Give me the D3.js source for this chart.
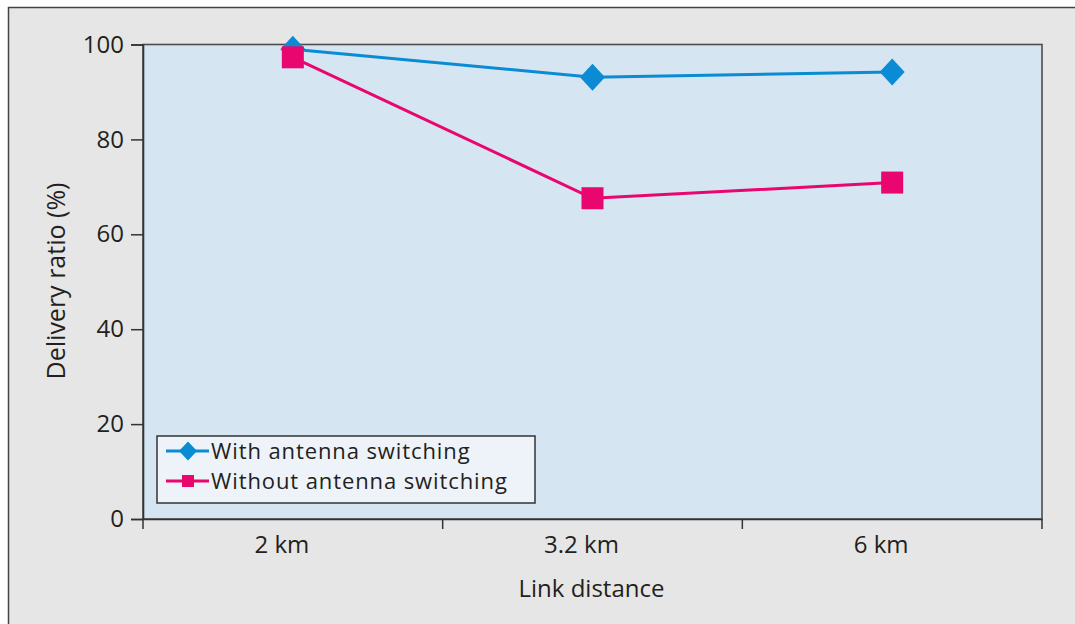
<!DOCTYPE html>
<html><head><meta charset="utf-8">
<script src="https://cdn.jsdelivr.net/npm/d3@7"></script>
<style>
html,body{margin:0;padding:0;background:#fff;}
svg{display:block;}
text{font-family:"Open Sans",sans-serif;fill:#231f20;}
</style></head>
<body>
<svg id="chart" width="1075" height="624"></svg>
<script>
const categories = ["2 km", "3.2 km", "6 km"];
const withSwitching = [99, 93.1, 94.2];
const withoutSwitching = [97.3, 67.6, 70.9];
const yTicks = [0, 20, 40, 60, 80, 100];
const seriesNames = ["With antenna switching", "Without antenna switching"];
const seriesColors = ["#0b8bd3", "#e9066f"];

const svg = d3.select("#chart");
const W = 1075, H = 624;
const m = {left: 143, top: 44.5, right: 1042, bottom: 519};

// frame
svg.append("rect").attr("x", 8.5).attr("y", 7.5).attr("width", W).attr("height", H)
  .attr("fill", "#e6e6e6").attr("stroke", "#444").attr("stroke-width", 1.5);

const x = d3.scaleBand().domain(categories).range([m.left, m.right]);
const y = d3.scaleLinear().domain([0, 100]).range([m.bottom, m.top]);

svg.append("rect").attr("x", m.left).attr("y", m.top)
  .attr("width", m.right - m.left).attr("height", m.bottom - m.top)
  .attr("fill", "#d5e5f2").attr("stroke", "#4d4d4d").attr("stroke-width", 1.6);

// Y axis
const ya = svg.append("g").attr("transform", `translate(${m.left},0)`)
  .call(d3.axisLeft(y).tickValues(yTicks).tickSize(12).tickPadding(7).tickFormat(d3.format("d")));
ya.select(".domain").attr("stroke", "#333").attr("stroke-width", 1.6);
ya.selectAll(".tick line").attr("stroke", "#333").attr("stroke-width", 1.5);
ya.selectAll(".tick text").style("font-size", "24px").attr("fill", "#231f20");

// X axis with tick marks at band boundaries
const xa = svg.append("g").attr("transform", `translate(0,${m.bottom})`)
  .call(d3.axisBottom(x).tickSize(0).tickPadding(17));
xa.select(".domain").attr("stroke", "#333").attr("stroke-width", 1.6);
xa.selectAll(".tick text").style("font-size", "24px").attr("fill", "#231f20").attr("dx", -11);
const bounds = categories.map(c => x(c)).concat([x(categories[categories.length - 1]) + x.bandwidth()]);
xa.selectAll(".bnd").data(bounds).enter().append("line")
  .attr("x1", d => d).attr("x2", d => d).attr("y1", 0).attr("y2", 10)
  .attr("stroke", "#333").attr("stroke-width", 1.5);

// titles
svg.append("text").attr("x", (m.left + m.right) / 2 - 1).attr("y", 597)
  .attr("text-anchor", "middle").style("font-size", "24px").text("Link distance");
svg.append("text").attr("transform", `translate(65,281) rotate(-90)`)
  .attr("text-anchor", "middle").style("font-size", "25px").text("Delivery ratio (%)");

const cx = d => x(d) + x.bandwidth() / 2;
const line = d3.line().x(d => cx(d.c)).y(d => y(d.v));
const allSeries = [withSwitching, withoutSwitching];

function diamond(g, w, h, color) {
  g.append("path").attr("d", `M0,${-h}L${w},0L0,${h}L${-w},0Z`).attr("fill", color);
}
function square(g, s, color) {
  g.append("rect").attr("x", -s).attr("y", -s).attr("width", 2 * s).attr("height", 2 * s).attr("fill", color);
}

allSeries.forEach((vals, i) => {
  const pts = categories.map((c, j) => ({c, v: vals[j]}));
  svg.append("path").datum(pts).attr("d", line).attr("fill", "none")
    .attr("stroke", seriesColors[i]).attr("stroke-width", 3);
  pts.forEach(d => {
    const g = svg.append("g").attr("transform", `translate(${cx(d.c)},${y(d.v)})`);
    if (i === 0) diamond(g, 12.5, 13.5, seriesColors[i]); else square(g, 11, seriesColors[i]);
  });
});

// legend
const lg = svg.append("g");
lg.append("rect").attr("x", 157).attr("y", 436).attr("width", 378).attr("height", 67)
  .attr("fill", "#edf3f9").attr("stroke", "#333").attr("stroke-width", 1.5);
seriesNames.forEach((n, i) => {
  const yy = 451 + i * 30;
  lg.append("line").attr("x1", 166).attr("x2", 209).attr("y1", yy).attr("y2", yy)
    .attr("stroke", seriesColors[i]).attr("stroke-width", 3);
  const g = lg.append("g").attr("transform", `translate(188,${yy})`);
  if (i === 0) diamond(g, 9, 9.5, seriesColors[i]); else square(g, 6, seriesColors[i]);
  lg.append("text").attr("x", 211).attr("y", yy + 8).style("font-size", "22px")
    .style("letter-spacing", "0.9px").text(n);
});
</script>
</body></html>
----------------
_Set exercise_:
Copy each line in full and exactly, omitting any picture.

_Result below_:
Give me the D3.js source for this chart.
<!DOCTYPE html>
<html><head><meta charset="utf-8">
<script src="https://cdn.jsdelivr.net/npm/d3@7"></script>
<style>
html,body{margin:0;padding:0;background:#fff;}
svg{display:block;}
text{font-family:"Open Sans",sans-serif;fill:#231f20;}
</style></head>
<body>
<svg id="chart" width="1075" height="624"></svg>
<script>
const categories = ["2 km", "3.2 km", "6 km"];
const withSwitching = [99, 93.1, 94.2];
const withoutSwitching = [97.3, 67.6, 70.9];
const yTicks = [0, 20, 40, 60, 80, 100];
const seriesNames = ["With antenna switching", "Without antenna switching"];
const seriesColors = ["#0b8bd3", "#e9066f"];

const svg = d3.select("#chart");
const W = 1075, H = 624;
const m = {left: 143, top: 44.5, right: 1042, bottom: 519};

// frame
svg.append("rect").attr("x", 8.5).attr("y", 7.5).attr("width", W).attr("height", H)
  .attr("fill", "#e6e6e6").attr("stroke", "#444").attr("stroke-width", 1.5);

const x = d3.scaleBand().domain(categories).range([m.left, m.right]);
const y = d3.scaleLinear().domain([0, 100]).range([m.bottom, m.top]);

svg.append("rect").attr("x", m.left).attr("y", m.top)
  .attr("width", m.right - m.left).attr("height", m.bottom - m.top)
  .attr("fill", "#d5e5f2").attr("stroke", "#4d4d4d").attr("stroke-width", 1.6);

// Y axis
const ya = svg.append("g").attr("transform", `translate(${m.left},0)`)
  .call(d3.axisLeft(y).tickValues(yTicks).tickSize(12).tickPadding(7).tickFormat(d3.format("d")));
ya.select(".domain").attr("stroke", "#333").attr("stroke-width", 1.6);
ya.selectAll(".tick line").attr("stroke", "#333").attr("stroke-width", 1.5);
ya.selectAll(".tick text").style("font-size", "24px").attr("fill", "#231f20");

// X axis with tick marks at band boundaries
const xa = svg.append("g").attr("transform", `translate(0,${m.bottom})`)
  .call(d3.axisBottom(x).tickSize(0).tickPadding(17));
xa.select(".domain").attr("stroke", "#333").attr("stroke-width", 1.6);
xa.selectAll(".tick text").style("font-size", "24px").attr("fill", "#231f20").attr("dx", -11);
const bounds = categories.map(c => x(c)).concat([x(categories[categories.length - 1]) + x.bandwidth()]);
xa.selectAll(".bnd").data(bounds).enter().append("line")
  .attr("x1", d => d).attr("x2", d => d).attr("y1", 0).attr("y2", 10)
  .attr("stroke", "#333").attr("stroke-width", 1.5);

// titles
svg.append("text").attr("x", (m.left + m.right) / 2 - 1).attr("y", 597)
  .attr("text-anchor", "middle").style("font-size", "24px").text("Link distance");
svg.append("text").attr("transform", `translate(65,281) rotate(-90)`)
  .attr("text-anchor", "middle").style("font-size", "25px").text("Delivery ratio (%)");

const cx = d => x(d) + x.bandwidth() / 2;
const line = d3.line().x(d => cx(d.c)).y(d => y(d.v));
const allSeries = [withSwitching, withoutSwitching];

function diamond(g, w, h, color) {
  g.append("path").attr("d", `M0,${-h}L${w},0L0,${h}L${-w},0Z`).attr("fill", color);
}
function square(g, s, color) {
  g.append("rect").attr("x", -s).attr("y", -s).attr("width", 2 * s).attr("height", 2 * s).attr("fill", color);
}

allSeries.forEach((vals, i) => {
  const pts = categories.map((c, j) => ({c, v: vals[j]}));
  svg.append("path").datum(pts).attr("d", line).attr("fill", "none")
    .attr("stroke", seriesColors[i]).attr("stroke-width", 3);
  pts.forEach(d => {
    const g = svg.append("g").attr("transform", `translate(${cx(d.c)},${y(d.v)})`);
    if (i === 0) diamond(g, 12.5, 13.5, seriesColors[i]); else square(g, 11, seriesColors[i]);
  });
});

// legend
const lg = svg.append("g");
lg.append("rect").attr("x", 157).attr("y", 436).attr("width", 378).attr("height", 67)
  .attr("fill", "#edf3f9").attr("stroke", "#333").attr("stroke-width", 1.5);
seriesNames.forEach((n, i) => {
  const yy = 451 + i * 30;
  lg.append("line").attr("x1", 166).attr("x2", 209).attr("y1", yy).attr("y2", yy)
    .attr("stroke", seriesColors[i]).attr("stroke-width", 3);
  const g = lg.append("g").attr("transform", `translate(188,${yy})`);
  if (i === 0) diamond(g, 9, 9.5, seriesColors[i]); else square(g, 6, seriesColors[i]);
  lg.append("text").attr("x", 211).attr("y", yy + 8).style("font-size", "22px")
    .style("letter-spacing", "0.9px").text(n);
});
</script>
</body></html>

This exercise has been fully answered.